Still looking for organic?
Roger Mortlock - 02 October 2012
Over 90% of people who have responded to our online shopping survey so far said they would buy more organic food if only it were available. It seems that we are constantly being told that demand for organic food is declining. Yet the initial results from our survey are telling a very different story. Lack of availability is becoming increasingly frustrating for people who want to choose organic and we know most organic consumers are unable to find the full range of organic products they want to buy during their regular shop. That’s why we’ve extended the survey beyond Organic September to try and get a fuller picture of this unmet organic demand. So if you haven’t had the chance then let us know your experiences of finding organic in store, please let us know before the end of October.
The dip in the UK organic market is a very British phenomenon. Most of our European neighbours are experiencing strong growth in organic sales. As this year’s Soil Association Organic Market Report shows, one of the main causes of the UK market decline was a 5% drop in supermarket sales. Sure, this is partly driven by another challenging year on the high street, but we also know that it was due to continuing cuts by nearly all the retailers in their organic ranges and the shelf space devoted to organic food, reducing choice and availability. In less than three years some supermarkets have gone from positive ‘choice editing’ (offering only organic options on some lines) to choice denial, offering no organic options at all in many categories.

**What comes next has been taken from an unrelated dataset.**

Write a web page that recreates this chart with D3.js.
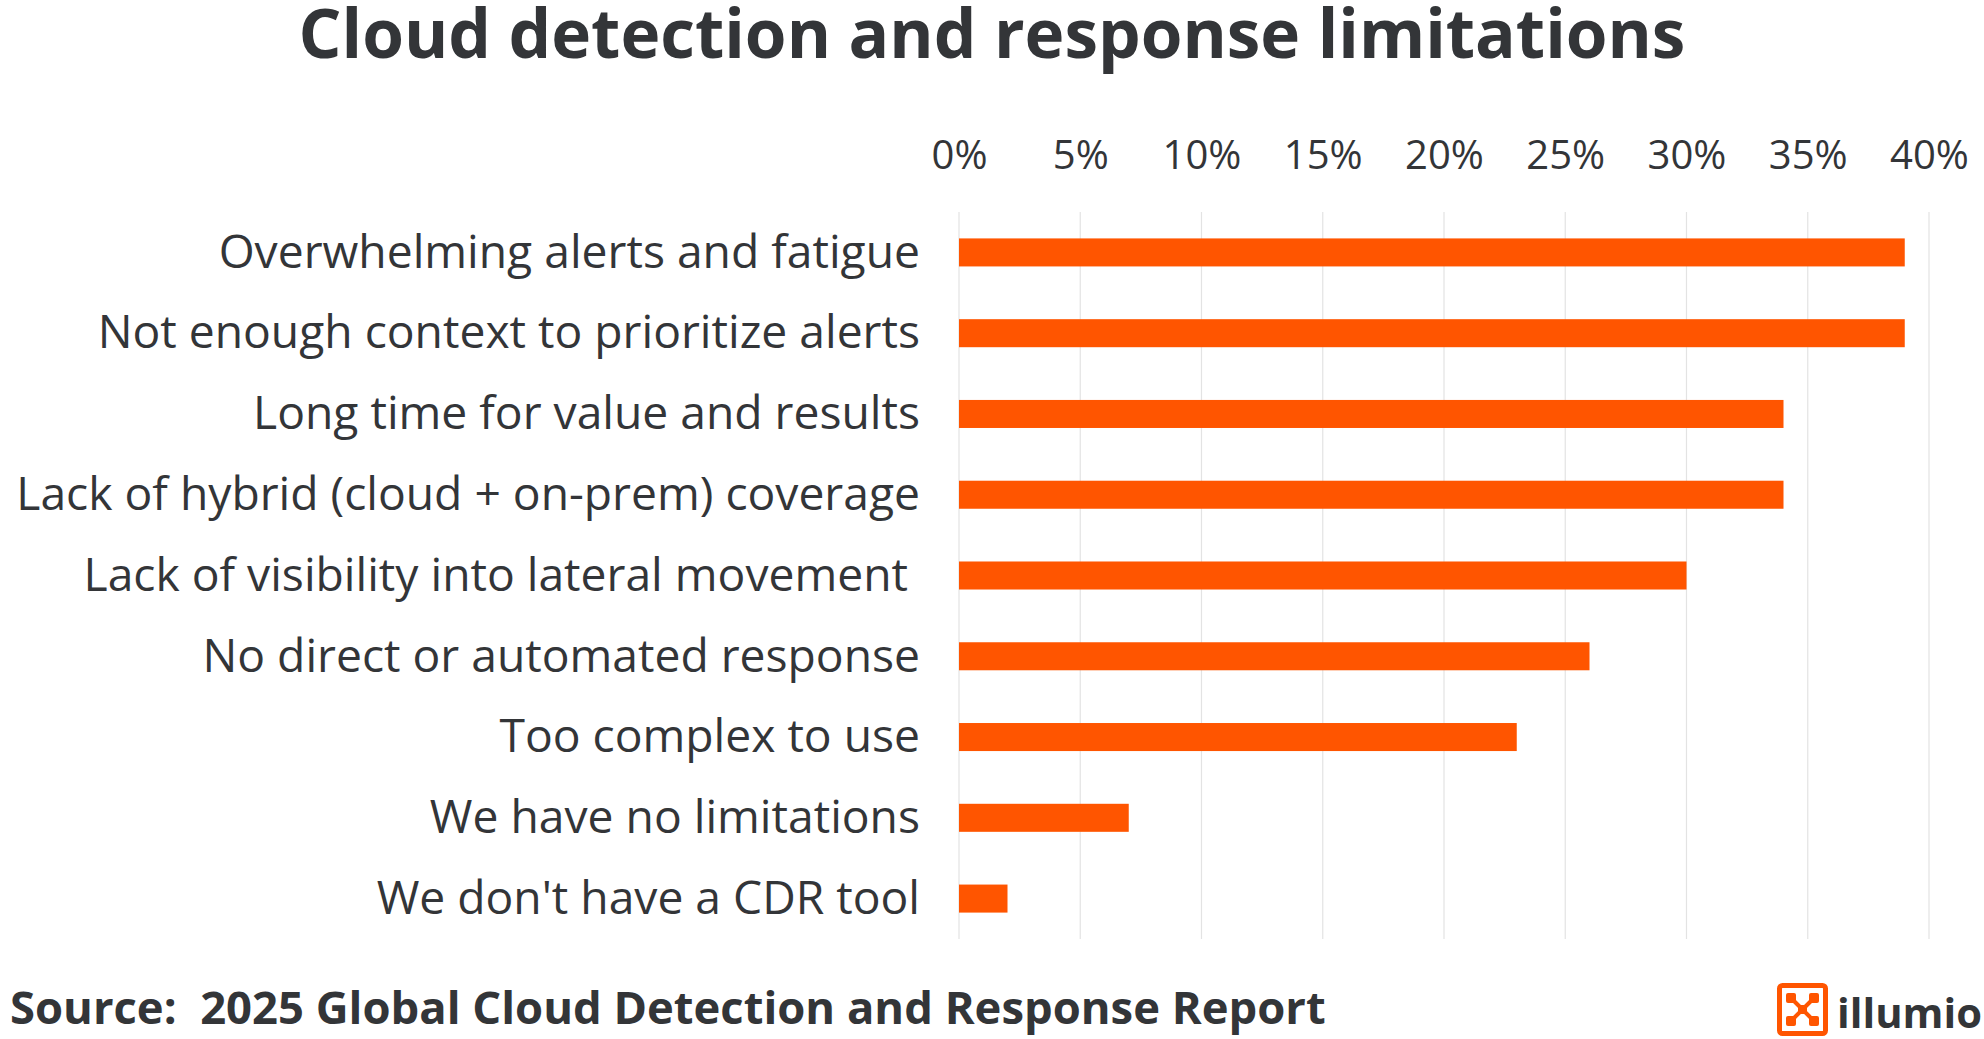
<!DOCTYPE html>
<html>
<head>
<meta charset="utf-8">
<script src="https://cdn.jsdelivr.net/npm/d3@7"></script>
<style>
body { margin: 0; background: #fff; }
text { white-space: pre; }
</style>
</head>
<body>
<svg id="chart" width="1984" height="1039"></svg>
<script>
var categories = [
    "Overwhelming alerts and fatigue",
    "Not enough context to prioritize alerts",
    "Long time for value and results",
    "Lack of hybrid (cloud + on-prem) coverage",
    "Lack of visibility into lateral movement ",
    "No direct or automated response",
    "Too complex to use",
    "We have no limitations",
    "We don't have a CDR tool"
];
var values = [39, 39, 34, 34, 30, 26, 23, 7, 2];
var tickValues = [0, 5, 10, 15, 20, 25, 30, 35, 40];
var title = "Cloud detection and response limitations";
var source = "Source:  2025 Global Cloud Detection and Response Report";

var W = 1984, H = 1039;
var svg = d3.select("#chart");
var plotLeft = 959, plotRight = 1929, plotTop = 212, plotBottom = 939;
var orange = "#ff5500", ink = "#333538";

// squeeze or stretch a text's font-size so it spans a given width
function fitWidth(sel, target) {
    var node = sel.node();
    var fs = parseFloat(sel.attr("font-size"));
    var w = node.getComputedTextLength();
    sel.attr("font-size", fs * target / w);
}

var x = d3.scaleLinear().domain([0, 40]).range([plotLeft, plotRight]);
var y = d3.scaleBand().domain(categories).range([plotTop, plotBottom])
    .paddingInner(0.653).paddingOuter(0.327);

// gridlines
svg.append("g").selectAll("line").data(tickValues).enter().append("line")
    .attr("x1", function (d) { return x(d); })
    .attr("x2", function (d) { return x(d); })
    .attr("y1", plotTop).attr("y2", plotBottom)
    .style("stroke", "#e3e3e3").style("stroke-width", 1.2);

// top axis labels
var xAxis = d3.axisTop(x).tickValues(tickValues)
    .tickFormat(function (d) { return d + "%"; }).tickSize(0).tickPadding(0);
var gx = svg.append("g").attr("transform", "translate(0,169)").call(xAxis);
gx.select(".domain").remove();
gx.selectAll("text")
    .attr("font-family", "Open Sans").attr("font-size", 40)
    .attr("fill", ink).attr("dy", 0);

// bars
svg.append("g").selectAll("rect").data(values).enter().append("rect")
    .attr("x", x(0))
    .attr("y", function (d, i) { return y(categories[i]); })
    .attr("width", function (d) { return x(d) - x(0); })
    .attr("height", y.bandwidth())
    .style("fill", orange);

// category labels
var yAxis = d3.axisLeft(y).tickSize(0).tickPadding(39);
var gy = svg.append("g").attr("transform", "translate(" + plotLeft + ",0)").call(yAxis);
gy.select(".domain").remove();
gy.selectAll("text")
    .attr("font-family", "Open Sans").attr("font-size", 41)
    .attr("fill", ink).attr("dy", "0.33em");
var longest = gy.selectAll("text").filter(function (d, i) { return i === 3; });
fitWidth(longest, 904);
gy.selectAll("text").attr("font-size", longest.attr("font-size"));

// title
var t = svg.append("text")
    .attr("x", W / 2).attr("y", 58)
    .attr("text-anchor", "middle")
    .attr("font-family", "Open Sans").attr("font-weight", 700)
    .attr("font-size", 64).attr("fill", ink)
    .text(title);
fitWidth(t, 1387);

// source
var s = svg.append("text")
    .attr("x", 10).attr("y", 1024)
    .attr("font-family", "Open Sans").attr("font-weight", 700)
    .attr("font-size", 42).attr("fill", ink)
    .text(source);
fitWidth(s, 1316);

// illumio logo
var logo = svg.append("g").attr("transform", "translate(1777,983)");
logo.append("rect").attr("x", 2.5).attr("y", 2.5).attr("width", 46).attr("height", 48)
    .attr("rx", 3).style("fill", "none").style("stroke", orange).style("stroke-width", 5);
var corners = [[14, 15], [37, 15], [14, 38], [37, 38]];
logo.selectAll("line.arm").data(corners).enter().append("line")
    .attr("x1", 25.5).attr("y1", 26.5)
    .attr("x2", function (d) { return d[0]; }).attr("y2", function (d) { return d[1]; })
    .style("stroke", orange).style("stroke-width", 4);
logo.selectAll("rect.node").data(corners).enter().append("rect")
    .attr("x", function (d) { return d[0] - 5; }).attr("y", function (d) { return d[1] - 5; })
    .attr("width", 10).attr("height", 10).attr("rx", 2).style("fill", orange);
logo.append("rect").attr("x", 21).attr("y", 22).attr("width", 9).attr("height", 9)
    .style("fill", orange);
var lt = svg.append("text")
    .attr("x", 1837).attr("y", 1028)
    .attr("font-family", "Open Sans").attr("font-weight", 700)
    .attr("font-size", 52).attr("fill", ink)
    .text("illumio");
fitWidth(lt, 145);
</script>
</body>
</html>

Reducing choice is not the only factor. Lack of investment in own-label organic ranges and organic marketing are also having an impact. Supermarket own-label sales dropped by 9.5% last year but organic brands who have invested in telling the public about why their food is different dropped by only 2.9% in comparison and have been in growth since the beginning of 2012.
It doesn’t have to be like this. Last year Peter Melchett and I visited Carrefour’s headquarters in Paris (the world’s second largest retailer) where they are proud of their commitment to seeking a wider, more democratic, market for organic food that is based less on the idea of a ‘premium’ range, more on the idea of everyday, natural food with health and environmental benefits that echo the values of Carrefour. Organic was at the heart of their sustainability policy and increasing range and availability were key ways in which they were measuring their success.
There are many areas where we need to work hard to change perceptions about organic and communicate better the principles behind organic production. But there’s another key bit of the jigsaw. You also need to be able to buy it when you want it.
Roger Mortlock is Deputy Director of the Soil Association. His previous career - which included stints in education, public health and even a spell in the arts - could be described as eclectic; if 'eclectic' is latin for 'all over the place'. His defence is that the only thing that links it all together is a commitment to positive health and well-being; something right at the heart of the founding vision of the Soil Association. He works on campaigns, policy and our programmes, including chairing the Food for Life Partnership.
20 May 2013 11:32
for me if it is organic then is a good food.
06 November 2012 15:27
i wonder if the decline of organic sales in the supermarkets reflects the fact that many organic buyers have changed from buying labeled organic in the big chains to supporting local small organic farmers (buyig directly from farms), in order to stay away as much as possible from industrial organic.
Seven or eight years ago, i shopped at Tesco for organic food ingredients, but i have stopped going to any suprmarkets several years ago, and we eat only organic food. Our organic food ingredients come from local organic farms, farmers' markets, and organic box schemes!